The author’s expose of the government gives the book’s essays much vitality. Agnihotri is as honest about her good intentions as about her ineffectualness. In another essay, she describes the women of a village that sees none of the benefits of the irrigation project that tunnels through the area. She meets these women in the fields, their hands bleached and ulcerated from planting paddy, and follows them through their arduous day, which ends with them working at night in the tunnel. She describes their hard lives with great care and utter sympathy; and yet she admits that she too lets them down, by forgetting about a meeting she had arranged with them the next day.

By not holding herself up as a model of virtue, Agnihotri avoids turning her essays into morality tales. The four stories in the book also humanize the characters, be they "good guys" or "bad guys". Agnihotri’s tribal women are sharp-minded and aware. Her government officials are more often than not conflicted about their work, and though they make many wrong decisions, they are understandable and real, very much like any of us, lacking the patience to be bothered with the suffering around us. Agnihotri refuses to be reductive in portraying any of her characters. As a result, her stories depict the many points of light and darkness in tribal India today. For its incisive subject matter alone, the book deserves to be widely read.

In addition, Forest Interlude sparkles with fine writing. This is a real bonus for those who find ethically challenging literature to often be dull, didactic, or simply dreadfully written. The final novella, "Mahuldiha Days," is a culmination of all of the author’s strengths: the descriptions are rich, the characters are strong and individuated, and the plots, timing, and sentences are all finely crafted. The first-person protagonist is much like Agnihotri, a government official who works in tribal areas, spending long periods away from her family, trying her best to prevent or redress the brutalization of tribal women. Weaving in between the past and the present, the story traces the antagonist’s turbulent years through divorce and single motherhood, remarriage, estrangement from her husband and their emotional breakthroughs, as well as her struggle with the moral compromises she is pressed to make at work. Agnihotri’s protagonist is unlike any woman character in Indian writing in English: she is far more mulitfaceted, and far more real, than a Rushdie or even Roy woman.

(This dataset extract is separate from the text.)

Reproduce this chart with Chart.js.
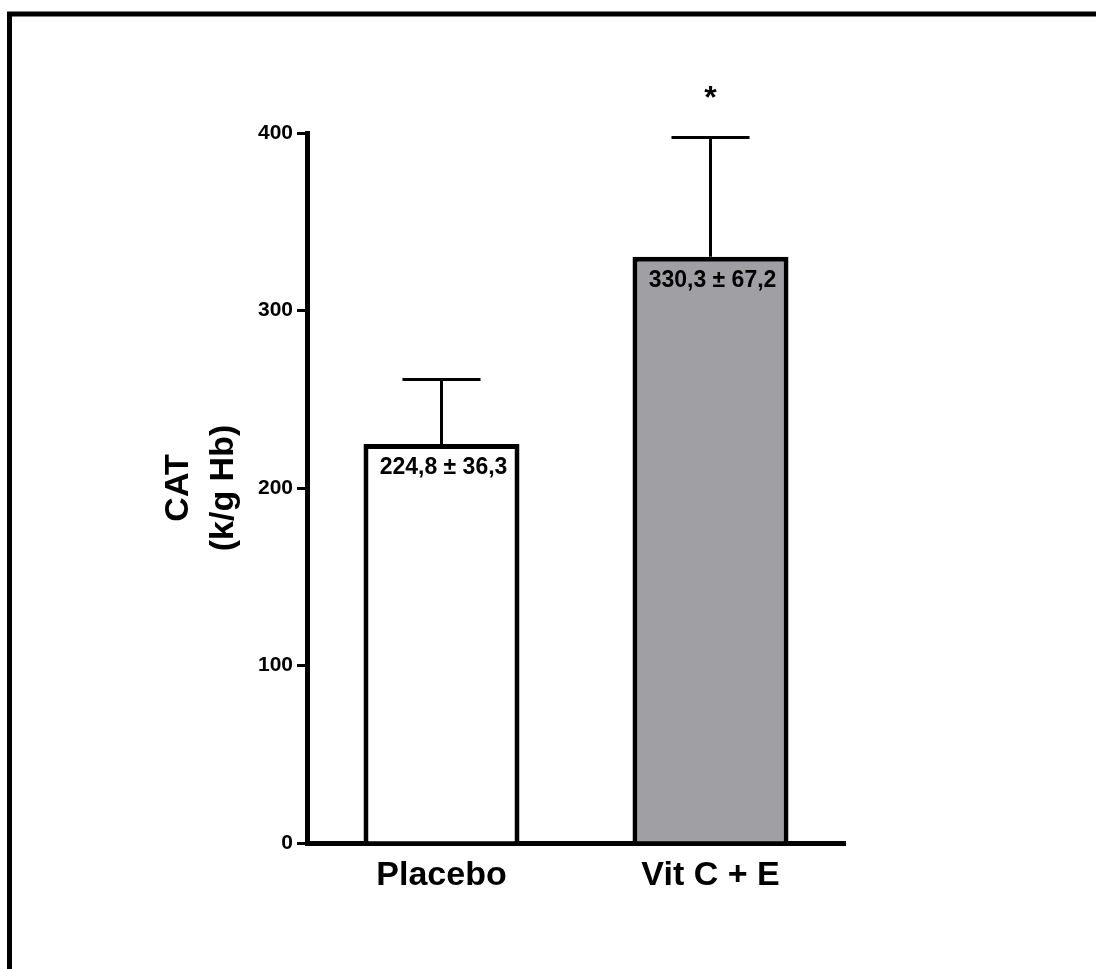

"Mahuldiha Days" may simply be one of the best writings on contemporary India to be found today. It helps that the essays and stories preceding it prepare readers for this longer, more layered narrative, which is so uncompromising in its fullness that it almost reads as a dream. Editor Kalpana Bardhan’s decision to marry non-fiction and fiction in this book is bold, and spot on. In addition, her translations are so natural that they read just as well as original writing. Without ever resorting to cliches, caricature, or cheap satire, Agnihotri achieves, in Forest Interludes, what one wishes Indian writers in English would strive for: a portrait of India in its complexity.